– Поймите, – говорил Микеладзе, – все не могут быть Бруно Вальтерами; Бруно Вальтеры – исключение, единицы. Но достоинства имеются и у менее замечательных дирижеров. А признавать только одних Бруно Вальтеров – тогда не будет и музыки. Это неверно. Стремиться достигнуть их – это другое дело.
Летом 1930 года он уехал в Тбилиси, где ему было поручено руководство летними симфоническими концертами. Приехал в Тбилиси и я. И вот республиканская газета «Заря Востока» поручила мне рецензирование этих концертов. Почему-то мне кажется, что порекомендовал меня поэту Валериану Гаприндашвили, заведовавшему тогда отделом литературы и искусства в газете, сам Микеладзе.

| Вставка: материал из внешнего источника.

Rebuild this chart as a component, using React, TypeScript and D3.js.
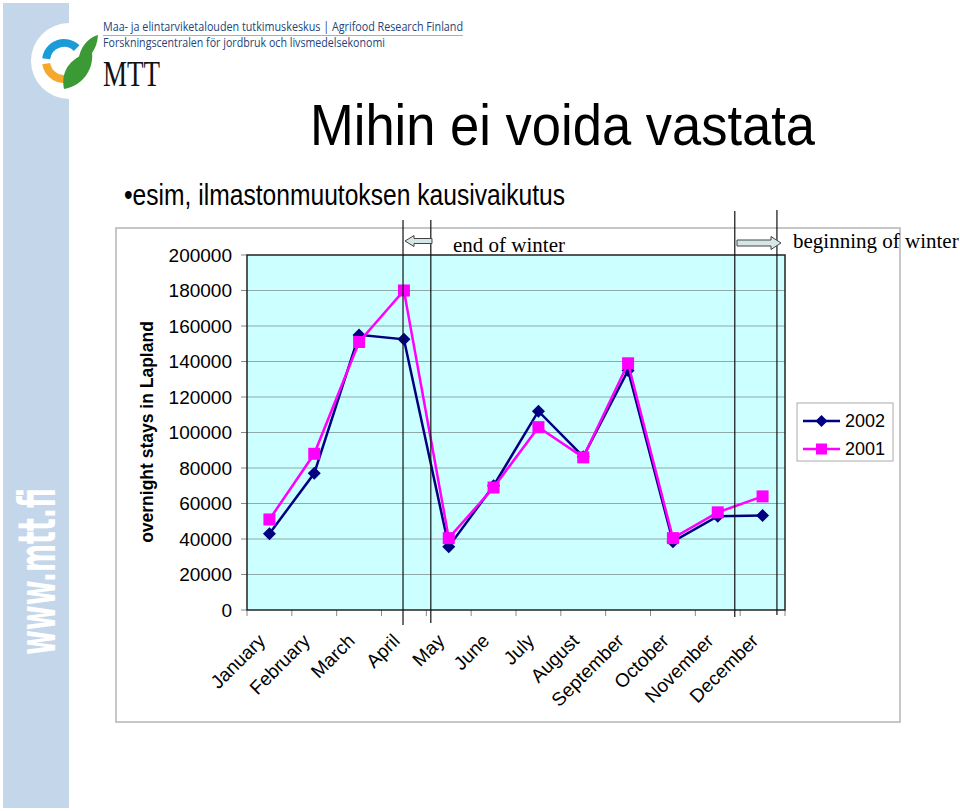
import React from "react";
import * as d3 from "d3";

const months = ["January","February","March","April","May","June","July","August","September","October","November","December"];
const stays2002 = [43000, 77000, 155000, 152500, 35700, 70000, 112000, 86400, 135000, 38500, 52800, 53300];
const stays2001 = [51000, 88000, 151000, 180000, 40500, 69000, 103000, 86000, 139000, 40500, 55000, 64000];
const yTicks = [0, 20000, 40000, 60000, 80000, 100000, 120000, 140000, 160000, 180000, 200000];
const seriesNames = ["2002", "2001"];

const NAVY = "#000080";
const MAGENTA = "#ff00ff";

export default function App() {
  const L = 247, R = 785, T = 255, B = 610;
  const x = d3.scaleBand<string>().domain(months).range([L, R]).paddingInner(0).paddingOuter(0);
  const y = d3.scaleLinear().domain([0, 200000]).range([B, T]);
  const pos = d3.scaleLinear().domain([0, 12]).range([L, R]);
  const cx = (m: string) => (x(m) as number) + x.bandwidth() / 2;

  const line = d3.line<number>().x((_, i) => cx(months[i])).y((v) => y(v));

  const diamond = (px: number, py: number, r: number) =>
    `M${px},${py - r}L${px + r},${py}L${px},${py + r}L${px - r},${py}Z`;

  const blueArc = d3.arc()({ innerRadius: 14, outerRadius: 22, startAngle: -1.45, endAngle: 0.78 } as any) as string;
  const orangeArc = d3.arc()({ innerRadius: 14, outerRadius: 22, startAngle: -3.55, endAngle: -1.72 } as any) as string;

  const vLines = [
    { p: 3.48, top: 220, bottom: 625 },
    { p: 4.1, top: 220, bottom: 623 },
    { p: 10.88, top: 211, bottom: 617 },
    { p: 11.82, top: 210, bottom: 615 },
  ];

  const arrowLeft = (x0: number, x1: number, yc: number, bh: number, hh: number, hl: number) =>
    `M${x0},${yc}L${x0 + hl},${yc - hh / 2}L${x0 + hl},${yc - bh / 2}L${x1},${yc - bh / 2}L${x1},${yc + bh / 2}L${x0 + hl},${yc + bh / 2}L${x0 + hl},${yc + hh / 2}Z`;
  const arrowRight = (x0: number, x1: number, yc: number, bh: number, hh: number, hl: number) =>
    `M${x1},${yc}L${x1 - hl},${yc - hh / 2}L${x1 - hl},${yc - bh / 2}L${x0},${yc - bh / 2}L${x0},${yc + bh / 2}L${x1 - hl},${yc + bh / 2}L${x1 - hl},${yc + hh / 2}Z`;

  return (
    <svg width={960} height={811} style={{ position: "absolute", left: 0, top: 0, background: "#fff" }}
      fontFamily="'Liberation Sans', Arial, sans-serif">
      {/* sidebar */}
      <rect x={3} y={3} width={66} height={805} fill="#c4d6ea" />
      <circle cx={69} cy={61} r={38} fill="#fff" />
      <text transform="translate(55,655) rotate(-90)" fill="#fff" fontWeight="bold" fontSize={52}
        textLength={167} lengthAdjust="spacingAndGlyphs" fontFamily="'DejaVu Sans', sans-serif">www.mtt.fi</text>

      {/* logo */}
      <g transform="translate(64,61)">
        <path d={blueArc} fill="#1b9bd7" />
        <path d={orangeArc} fill="#f6a82a" />
      </g>
      <path d="M64,89 C60,70 72,56 92,52 C94,70 82,86 64,89 Z" fill="#3b9a36" />
      <path d="M78,62 C80,46 88,38 98,35 C97,50 90,58 78,62 Z" fill="#3b9a36" />
      <text x={103} y={31} fontSize={12} fill="#234379" fontFamily="'Open Sans', sans-serif"
        textLength={360} lengthAdjust="spacingAndGlyphs">Maa- ja elintarviketalouden tutkimuskeskus | Agrifood Research Finland</text>
      <line x1={103} x2={463} y1={35.5} y2={35.5} stroke="#9fb0c8" strokeWidth={1} />
      <text x={103} y={47} fontSize={12} fill="#234379" fontFamily="'Open Sans', sans-serif"
        textLength={282} lengthAdjust="spacingAndGlyphs">Forskningscentralen för jordbruk och livsmedelsekonomi</text>
      <text x={103} y={86} fontSize={36} fill="#111" fontFamily="'Liberation Serif', serif"
        textLength={57} lengthAdjust="spacingAndGlyphs">MTT</text>

      {/* title */}
      <text x={310} y={145} fontSize={58} fill="#000" textLength={505} lengthAdjust="spacingAndGlyphs">Mihin ei voida vastata</text>
      <text x={124} y={205} fontSize={29} fill="#000" textLength={441} lengthAdjust="spacingAndGlyphs">•esim, ilmastonmuutoksen kausivaikutus</text>

      {/* chart frame */}
      <rect x={116} y={228} width={784} height={494} fill="none" stroke="#b4b4b4" strokeWidth={1.5} />

      {/* plot area */}
      <rect x={L} y={T} width={R - L} height={B - T} fill="#ccffff" />
      {yTicks.map((t) => (
        <g key={t}>
          {t > 0 && t < 200000 && <line x1={L} x2={R} y1={y(t)} y2={y(t)} stroke="#8fa8a8" strokeWidth={1} />}
          <line x1={L - 6} x2={L} y1={y(t)} y2={y(t)} stroke="#888" strokeWidth={1} />
          <text x={232} y={y(t)} fontSize={19} textAnchor="end" dominantBaseline="central" fill="#000">{t}</text>
        </g>
      ))}
      {d3.range(13).map((i) => (
        <line key={i} x1={pos(i)} x2={pos(i)} y1={B} y2={B + 6} stroke="#888" strokeWidth={1} />
      ))}
      <rect x={L} y={T} width={R - L} height={B - T} fill="none" stroke="#222" strokeWidth={1.5} />

      {/* y-axis title */}
      <text transform="translate(147,432) rotate(-90)" fontSize={17.5} fontWeight="bold" textAnchor="middle"
        dominantBaseline="central">overnight stays in Lapland</text>

      {/* month labels */}
      {months.map((m) => (
        <text key={m} transform={`translate(${cx(m) - 3},${B + 32}) rotate(-45)`} fontSize={19} textAnchor="end">{m}</text>
      ))}

      {/* series */}
      <path d={line(stays2002) as string} fill="none" stroke={NAVY} strokeWidth={2.5} />
      {stays2002.map((v, i) => (
        <path key={i} d={diamond(cx(months[i]), y(v), 6.5)} fill={NAVY} />
      ))}
      <path d={line(stays2001) as string} fill="none" stroke={MAGENTA} strokeWidth={2.5} />
      {stays2001.map((v, i) => (
        <rect key={i} x={cx(months[i]) - 6} y={y(v) - 6} width={12} height={12} fill={MAGENTA} />
      ))}

      {/* annotation lines */}
      {vLines.map((l, i) => (
        <line key={i} x1={pos(l.p)} x2={pos(l.p)} y1={l.top} y2={l.bottom} stroke="#111" strokeWidth={1.2} />
      ))}
      <path d={arrowLeft(405, 432, 241, 5, 11, 9)} fill="#d5e6e6" stroke="#444" strokeWidth={1} />
      <path d={arrowRight(737, 781, 243, 6, 13, 10)} fill="#d5e6e6" stroke="#444" strokeWidth={1} />
      <text x={453} y={252} fontSize={21} fontFamily="'Liberation Serif', serif">end of winter</text>
      <text x={793} y={248} fontSize={21} fontFamily="'Liberation Serif', serif">beginning of winter</text>

      {/* legend */}
      <rect x={797} y={403} width={96} height={58} fill="#fff" stroke="#aaa" strokeWidth={1} />
      {seriesNames.map((s, i) => {
        const ly = 421 + i * 28;
        return (
          <g key={s}>
            <line x1={803} x2={840} y1={ly} y2={ly} stroke={i === 0 ? NAVY : MAGENTA} strokeWidth={2.5} />
            {i === 0
              ? <path d={diamond(821.5, ly, 6)} fill={NAVY} />
              : <rect x={816} y={ly - 5.5} width={11} height={11} fill={MAGENTA} />}
            <text x={845} y={ly} fontSize={18} dominantBaseline="central">{s}</text>
          </g>
        );
      })}
    </svg>
  );
}
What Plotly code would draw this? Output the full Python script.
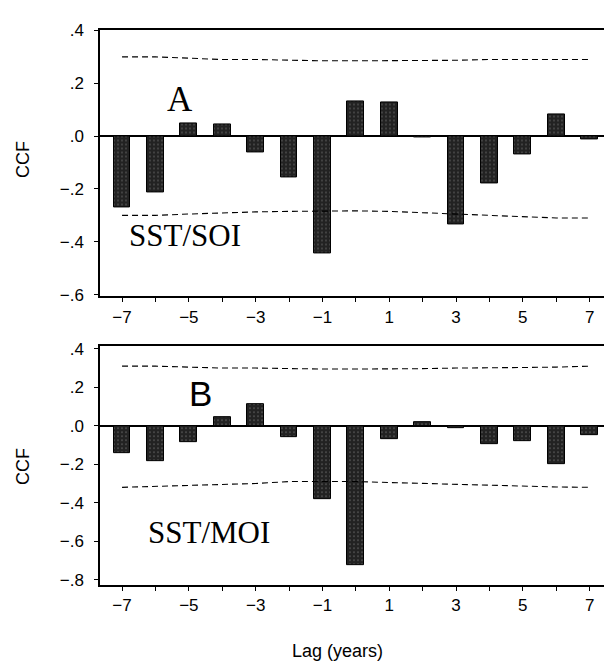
import plotly.graph_objects as go
from plotly.subplots import make_subplots

lags = list(range(-7, 8))
ccf_soi = [-0.27, -0.213, 0.048, 0.045, -0.063, -0.158, -0.444, 0.131, 0.127, -0.006,
           -0.333, -0.18, -0.068, 0.083, -0.012]
ccf_moi = [-0.14, -0.185, -0.084, 0.044, 0.115, -0.059, -0.383, -0.726, -0.067, 0.017,
           -0.01, -0.093, -0.079, -0.2, -0.047]
soi_upper = [0.30, 0.30, 0.295, 0.29, 0.29, 0.287, 0.285, 0.285, 0.285, 0.285, 0.287, 0.29, 0.29, 0.29, 0.29]
soi_lower = [-0.30, -0.30, -0.295, -0.29, -0.287, -0.285, -0.283, -0.283, -0.285, -0.29, -0.295, -0.30, -0.305, -0.31, -0.31]
moi_upper = [0.31, 0.31, 0.305, 0.30, 0.30, 0.297, 0.295, 0.295, 0.295, 0.297, 0.30, 0.30, 0.303, 0.305, 0.31]
moi_lower = [-0.32, -0.315, -0.31, -0.305, -0.30, -0.29, -0.29, -0.29, -0.295, -0.30, -0.305, -0.31, -0.315, -0.318, -0.32]

xtick_text = ["\u22127", "", "\u22125", "", "\u22123", "", "\u22121", "", "1", "", "3", "", "5", "", "7"]
ytick_vals_a = [0.4, 0.2, 0.0, -0.2, -0.4, -0.6]
ytick_text_a = [".4", ".2", ".0", "\u2212.2", "\u2212.4", "\u2212.6"]
ytick_vals_b = [0.4, 0.2, 0.0, -0.2, -0.4, -0.6, -0.8]
ytick_text_b = [".4", ".2", ".0", "\u2212.2", "\u2212.4", "\u2212.6", "\u2212.8"]

W, H = 604, 664
fig = make_subplots(rows=2, cols=1)

bar_marker = dict(color="#2b2b2b", line=dict(color="black", width=1),
                  pattern=dict(shape=".", fgcolor="#9a9a9a", bgcolor="#222222", size=4, solidity=0.15))

for row, vals, up, lo in [(1, ccf_soi, soi_upper, soi_lower), (2, ccf_moi, moi_upper, moi_lower)]:
    fig.add_trace(go.Bar(x=lags, y=vals, width=0.5, marker=bar_marker, showlegend=False), row=row, col=1)
    for lim in (up, lo):
        fig.add_trace(go.Scatter(x=lags, y=lim, mode="lines", showlegend=False,
                                 line=dict(color="black", width=1.1, dash="6px,4px")), row=row, col=1)

tickfont = dict(family="Liberation Sans, Arial, sans-serif", size=17, color="black")
xaxis_common = dict(range=[-7.66, 7.43], tickmode="array", tickvals=lags, ticktext=xtick_text,
                    showline=True, linecolor="black", linewidth=1.5, mirror=True,
                    ticks="outside", ticklen=4, tickcolor="black", showgrid=False,
                    zeroline=False, tickfont=tickfont)
yaxis_common = dict(showline=True, linecolor="black", linewidth=1.5, ticks="outside", ticklen=4,
                    tickcolor="black", showgrid=False, zeroline=True, zerolinecolor="black",
                    zerolinewidth=1.5, tickfont=tickfont, ticklabelstandoff=7)

fig.update_layout(
    width=W, height=H, margin=dict(l=0, r=0, t=0, b=0),
    paper_bgcolor="white", plot_bgcolor="white", bargap=0,
    xaxis=dict(domain=[100 / W, 1], **xaxis_common),
    xaxis2=dict(domain=[100 / W, 1], **xaxis_common),
    yaxis=dict(domain=[(H - 295) / H, (H - 22) / H], range=[-0.607, 0.4],
               tickmode="array", tickvals=ytick_vals_a, ticktext=ytick_text_a, **yaxis_common),
    yaxis2=dict(domain=[(H - 591) / H, (H - 346) / H], range=[-0.827, 0.414],
                tickmode="array", tickvals=ytick_vals_b, ticktext=ytick_text_b, **yaxis_common),
)

serif = "Liberation Serif, Times New Roman, serif"
sans = "Liberation Sans, Arial, sans-serif"
anns = [
    dict(x=-5.26, y=0.138, xref="x", yref="y", text="A", font=dict(family=serif, size=35, color="black")),
    dict(x=-5.11, y=-0.378, xref="x", yref="y", text="SST/SOI", font=dict(family=serif, size=31, color="black")),
    dict(x=-4.64, y=0.168, xref="x2", yref="y2", text="B", font=dict(family=sans, size=35, color="black")),
    dict(x=-4.39, y=-0.553, xref="x2", yref="y2", text="SST/MOI", font=dict(family=serif, size=31, color="black")),
    dict(x=23 / W, y=1 - 155 / H, xref="paper", yref="paper", text="CCF", textangle=-90,
         font=dict(family=sans, size=18, color="black")),
    dict(x=23 / W, y=1 - 470 / H, xref="paper", yref="paper", text="CCF", textangle=-90,
         font=dict(family=sans, size=18, color="black")),
    dict(x=337 / W, y=1 - 659 / H, xref="paper", yref="paper", text="Lag (years)",
         font=dict(family=sans, size=18, color="black")),
]
for a in anns:
    a.update(showarrow=False, xanchor="center", yanchor="middle")
fig.update_layout(annotations=anns)

fig.write_html("out.html")
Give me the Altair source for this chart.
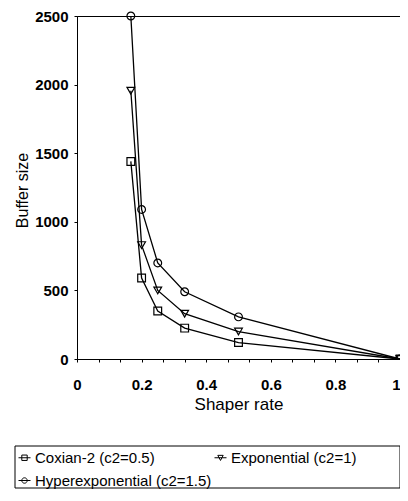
import altair as alt
import pandas as pd

# ---- data ----
shaper_rate = [1/6, 0.2, 0.25, 1/3, 0.5, 1.0]
coxian = [1440, 590, 350, 225, 120, 0]
exponential = [1955, 830, 500, 330, 200, 0]
hyperexp = [2500, 1090, 700, 490, 307, 0]

series_names = ["Coxian-2 (c2=0.5)", "Exponential (c2=1)", "Hyperexponential (c2=1.5)"]
x_ticks = [0, 1/15, 2/15, 0.2, 4/15, 5/15, 0.4, 7/15, 8/15, 0.6, 10/15, 11/15, 0.8, 13/15, 14/15, 1]
y_ticks = [0, 500, 1000, 1500, 2000, 2500]

rows = []
for name, vals in zip(series_names, [coxian, exponential, hyperexp]):
    for xv, yv in zip(shaper_rate, vals):
        rows.append({"rate": xv, "size": yv, "series": name})
df = pd.DataFrame(rows)

PLOT_W = 323
PLOT_H = 343

x_enc = alt.X("rate:Q", scale=alt.Scale(domain=[0, 1], nice=False),
              axis=alt.Axis(title="Shaper rate", values=x_ticks,
                            labelExpr="abs(datum.value*5 - round(datum.value*5)) < 0.001 ? format(datum.value, '~g') : ''",
                            labelAlign={"condition": {"test": "datum.value > 0.99", "value": "right"},
                                        "value": "center"},
                            labelOverlap=False,
                            tickSize=3, labelPadding=15, labelFontSize=15, labelFontWeight="bold",
                            titleFontSize=17, titleFontWeight="normal", titleY=37, titleBaseline="top",
                            grid=False, domainColor="black", tickColor="black", labelColor="black",
                            titleColor="black", labelFlush=False))
y_enc = alt.Y("size:Q", scale=alt.Scale(domain=[0, 2500], nice=False),
              axis=alt.Axis(title="Buffer size", values=y_ticks, format="d", labelOverlap=False,
                            tickSize=3, labelPadding=6,
                            labelFontSize=15, labelFontWeight="bold", titleFontSize=16,
                            titleFontWeight="normal", titleX=-55, titleY=174, titleAlign="center",
                            titleBaseline="middle", titleAngle=270, labelFlush=False,
                            grid=False, domainColor="black", tickColor="black", labelColor="black",
                            titleColor="black"))

base = alt.Chart(df).encode(x=x_enc, y=y_enc)

lines = base.mark_line(color="black", strokeWidth=1.3).encode(detail="series:N", order="rate:Q")

shape_enc = alt.Shape("series:N", scale=alt.Scale(domain=series_names,
                                                  range=["square", "triangle-down", "circle"]),
                      legend=None)

points_inner = base.transform_filter("datum.rate < 0.99").mark_point(
    filled=False, color="black", strokeWidth=1.2, size=60, opacity=1).encode(shape=shape_enc)
# markers on the right edge are cut by the plot frame, as in the reference
points_edge = base.transform_filter("datum.rate >= 0.99").mark_point(
    filled=False, color="black", strokeWidth=1.2, size=60, opacity=1, clip=True).encode(shape=shape_enc)

# legend entries are laid out column by column, so order them to read row by row
legend_order = [series_names[0], series_names[2], series_names[1]]
legend_paths = [
    "M-1,0H1M-0.45,-0.45H0.45V0.45H-0.45Z",
    "M-1,0H1M0.45,0A0.45,0.45 0 1,1 -0.45,0A0.45,0.45 0 1,1 0.45,0Z",
    "M-1,0H1M-0.45,-0.4L0.45,-0.4L0,0.45Z",
]

legend_layer = base.transform_filter("false").mark_point(filled=False, color="black", opacity=1).encode(
    shape=alt.Shape("series:N", scale=alt.Scale(domain=legend_order, range=legend_paths),
                    legend=alt.Legend(title=None, orient="none", legendX=-60, legendY=434,
                                      columns=2, columnPadding=0, rowPadding=7, padding=0,
                                      symbolSize=144, symbolStrokeColor="black",
                                      symbolFillColor="transparent", symbolStrokeWidth=1,
                                      symbolOpacity=1,
                                      labelFontSize=15, labelOffset=3, labelLimit=400,
                                      labelColor="black", gridAlign="each")))

box = alt.Chart(pd.DataFrame({"k": [0]})).mark_rect(fill=None, stroke="black", strokeWidth=1).encode(
    x=alt.value(-62), x2=alt.value(PLOT_W), y=alt.value(430), y2=alt.value(472))

chart = alt.layer(lines, points_inner, points_edge, legend_layer, box).resolve_scale(
    shape="independent").resolve_legend(shape="independent").properties(
    width=PLOT_W, height=PLOT_H,
    autosize=alt.AutoSizeParams(type="none"),
    padding={"left": 69, "top": 8, "right": 0, "bottom": 130},
).configure(font="Liberation Sans").configure_view(stroke="black", strokeWidth=1
).configure_axis(labelOverlap=False)

chart.save("out.html", embed_options={"renderer": "svg", "actions": False})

Концерты шли в Сололаках, в саду «Медсантруд», который прежде именовался: Сад «Стелла». Много было сыграно и много прослушано в то лето хорошей музыки. И многие сочинения «с легкой руки» Микеладзе прозвучали тогда в Тбилиси впервые. Играл оркестр оперного театра, привыкший к постоянному репертуару, знавший многие оперы чуть ли не наизусть. А здесь Микеладзе ставил в программы симфонии, которых дотоле в Тбилиси никто не играл. И разучить в короткий срок – в какие-нибудь три летних месяца целый ряд капитальнейших произведений было делом нелегким. Если перелистать пожелтевшие от времени страницы «Зари Востока», нетрудно будет восстановить программы этих концертов. Но мне больше всего запомнилась работа над Третьей симфонией Брамса. Симфоний Брамса в Тбилиси до него не играли. Традиций исполнения симфоний Брамса у оркестра в ту пору не было. На пластинки симфоническую музыку в те времена не записывали. Многие музыканты советовали Микеладзе отказаться от этой попытки, заменить эту симфонию какой-нибудь много раз игранной – Шестой Чайковского или Пятой Бетховена, «Шехеразадой». Но Микеладзе упорно продолжал разучивать Третью Брамса. Репетировал по два раза в день – сперва с каждой группой в отдельности, потом терпеливо проходил каждую часть с целым составом. Это не говоря о том, что каждый день репетировал еще очередную программу на вечер. Зато сыграл симфонию Брамса с блеском. Удивлял оркестр, осиливший эту трудную партитуру, сыгранность и отчетливость деталей, особенности брамсовского «мягкого» звучания, ясность общей концепции. Словом, в тот сезон оркестр, подвигнутый Евгением Микеладзе на большое и трудное дело, подчинившийся его твердой воле и твердой руке, создавал ему первую славу подлинного музыканта и замечательного организатора. В работу симфонического оркестра он вносил высокий профессионализм, строгий вкус, внедрял ленинградские симфонические традиции, предъявлял оркестру самые высокие требования. Трудно передать, как велико было различие в игре оркестра в конце сезона с тем, каким он был в самом начале. А сколько слышал он заявлений, что «никогда не сыграют», что «жалуются»… И как всегда в таких случаях бывает, поддерживали Микеладзе лучшие музыканты оркестра, а по старинке хотели играть наименее опытные.